In the euphoric times when everyone was making money, Sam Bankman-Fried didn’t bother anyone. He was even a hero. Arrested in the Bahamas and then extradited to the U.S., the FTX founder took the entire industry down with him. In the first 11 months of 2022, short sellers on the listed shares of cryptocurrency groups gained 90% in performance, according to Bankless Times.
FTX’s collapse and its contagion to the rest of the cryptocurrency market have been a new source of profit for those speculating on falling prices.
Listed cryptocurrency groups are attacked by short sellers three times more than other Wall Street stocks, according to Bloomberg. But traders have to pay 11 times more to bet on a crypto company’s fall than when they go after stocks in other sectors.

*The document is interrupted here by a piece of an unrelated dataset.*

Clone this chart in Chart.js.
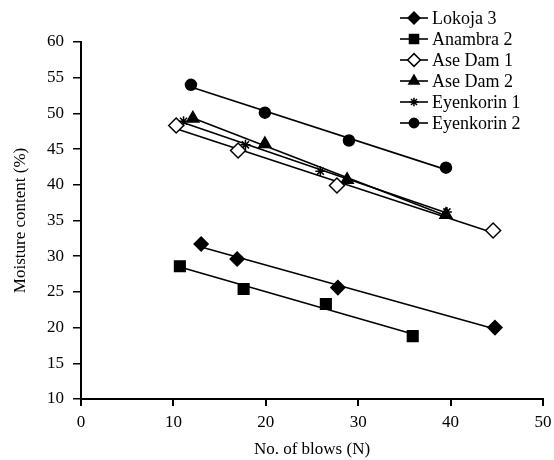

To short a stock, the trader borrows it and then sells it, hoping to buy it back at a lower price to make a profit that offsets the cost of borrowing.
Taxpayers’ money
The markets, led by Wall Street, don’t see any listed crypto companies benefiting from the FTX debacle. The opposite is true, with the shockwave hitting all segments of the cryptocurrency and Bitcoin sectors. No stock is a safe haven, and the correlation between cryptocurrency stocks is as strong as it is between cryptocurrencies.

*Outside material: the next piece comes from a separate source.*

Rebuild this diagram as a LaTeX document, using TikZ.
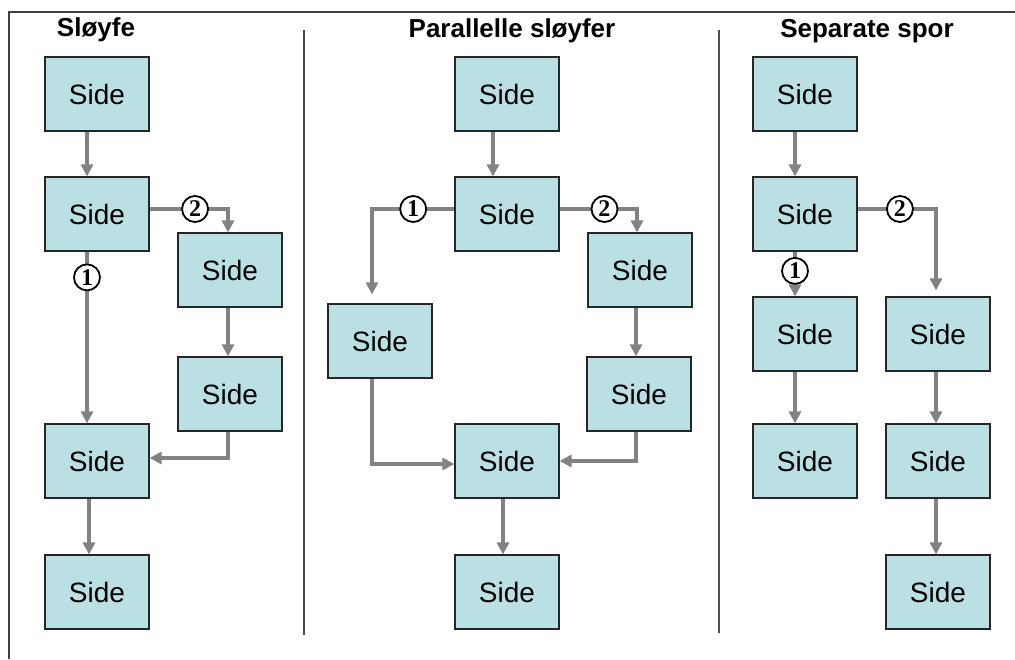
\documentclass[tikz,border=0pt]{standalone}
\usepackage{fontspec}
\setmainfont{Liberation Sans}
\newfontfamily\numfont{Liberation Serif}
\usetikzlibrary{arrows.meta}

\begin{document}
\begin{tikzpicture}[x=1pt,y=-1pt,
  box/.style={draw=black!85,line width=1.2pt,fill=boxcyan,minimum width=104pt,
    minimum height=74pt,inner sep=0pt,font=\fontsize{28}{30}\selectfont},
  flow/.style={draw=flowgray,line width=3.2pt,-{Triangle[length=12pt,width=12pt]}},
  num/.style={circle,draw=black,line width=1.8pt,fill=white,minimum size=26pt,
    inner sep=0pt,font=\numfont\bfseries\fontsize{24}{24}\selectfont},
  head/.style={anchor=base,font=\bfseries\fontsize{26}{28}\selectfont},
  sep/.style={draw=black!70,line width=1.2pt}]
\definecolor{boxcyan}{HTML}{BAE0E3}
\definecolor{flowgray}{HTML}{828282}
\path[use as bounding box] (0,0) rectangle (1015,659); % adjust bounding box
\draw[line width=1.2pt,black!75] (9,659) -- (9,12) -- (1015,12);
\draw[sep] (304,30) -- (304,635);
\draw[sep] (719,30) -- (719,633);

% Sløyfe
\node[head] (h1) at (96,36) {Sløyfe};
\node[box] (a1) at (97,94)  {Side};
\node[box] (a2) at (97,214) {Side};
\node[box] (a3) at (230,270) {Side};
\node[box] (a4) at (230,394) {Side};
\node[box] (a5) at (97,461) {Side};
\node[box] (a6) at (97,592) {Side};
\draw[flow] ([xshift=-10pt]a1.south) -- ([xshift=-10pt]a2.north);
\draw[flow] ([yshift=5pt]a2.east) -| node[num,pos=0.29]{2} ([xshift=-2pt]a3.north);
\draw[flow] ([xshift=-10pt]a2.south) -- node[num,pos=0.15]{1} ([xshift=-10pt]a5.north);
\draw[flow] ([xshift=-2pt]a3.south) -- ([xshift=-2pt]a4.north);
\draw[flow] ([xshift=-2pt]a4.south) |- ([yshift=3pt]a5.east);
\draw[flow] ([xshift=-8pt]a5.south) -- ([xshift=-8pt]a6.north);

% Parallelle sløyfer
\node[head] (h2) at (512,37) {Parallelle sløyfer};
\node[box] (b1) at (507,94)  {Side};
\node[box] (b2) at (507,214) {Side};
\node[box] (b3) at (380,341) {Side};
\node[box] (b4) at (640,270) {Side};
\node[box] (b5) at (639,394) {Side};
\node[box] (b6) at (507,461) {Side};
\node[box] (b7) at (507,592) {Side};
\draw[flow] ([xshift=-14pt]b1.south) -- ([xshift=-14pt]b2.north);
\draw[flow,shorten >=9pt] ([yshift=5pt]b2.west) -| node[num,pos=0.25]{1} ([xshift=-8pt]b3.north);
\draw[flow] ([yshift=5pt]b2.east) -| node[num,pos=0.29]{2} ([xshift=-3pt]b4.north);
\draw[flow] ([xshift=-4pt]b4.south) -- ([xshift=-3pt]b5.north);
\draw[flow] ([xshift=-3pt]b5.south) |- (b6.east);
\draw[flow] ([xshift=-8pt]b3.south) |- ([yshift=-3pt]b6.west);
\draw[flow] ([xshift=-4pt]b6.south) -- ([xshift=-4pt]b7.north);

% Separate spor
\node[head] (h3) at (867,37) {Separate spor};
\node[box] (c1) at (805,94)  {Side};
\node[box] (c2) at (805,214) {Side};
\node[box] (c3) at (805,334) {Side};
\node[box] (c4) at (938,334) {Side};
\node[box] (c5) at (805,461) {Side};
\node[box] (c6) at (938,461) {Side};
\node[box] (c7) at (938,592) {Side};
\draw[flow] ([xshift=-10pt]c1.south) -- ([xshift=-10pt]c2.north);
\draw[flow] ([xshift=-10pt]c2.south) -- node[num,pos=0.43]{1} ([xshift=-10pt]c3.north);
\draw[flow,shorten >=6pt] ([yshift=5pt]c2.east) -| node[num,pos=0.27]{2} ([xshift=-2pt]c4.north);
\draw[flow] ([xshift=-10pt]c3.south) -- ([xshift=-10pt]c5.north);
\draw[flow] ([xshift=-2pt]c4.south) -- ([xshift=-2pt]c6.north);
\draw[flow] ([xshift=-2pt]c6.south) -- ([xshift=-2pt]c7.north);
\end{tikzpicture}
\end{document}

The market does not offer diversification.
In nearly two months, crypto companies listed in the U.S. (Coinbase, Riot Blockchain) or Canada (BIT Mining) have lost nearly half their value. The crypto bank Silvergate Bank has particularly suffered. Its price has collapsed by 70% since early November 2022:
The bank, which had taken over the private currency project Diem from Facebook in early 2022, has as other institutions worked with the FTX group. It said in a statement that of the $11.9 billion in deposits of its crypto and digital customers, the group of Sam Bankman-Fried represented 10% at the end of September 2022. It stresses that it has not lent money to this group.
Its leader, Alan Lane, railed against short sellers “spreading false information about his bank.” As soon as FTX went bankrupt, they bet on the plunge of its price, so much so that the rate of borrowing of securities soared beyond 100%, against 9% today.
Silvergate is regulated by the American authorities (deposit guarantee…). Senators sent a letter in early December 2022 to the head of the bank to demand clarification on the links of his institution with FTX and its subsidiaries. “Given that you have access to Federal Reserve liquidity in times of need (the Fed’s San Francisco branch) and taxpayer money, the public is entitled to know whether your institution can weather this volatile period on cryptocurrencies,” the politicians asked.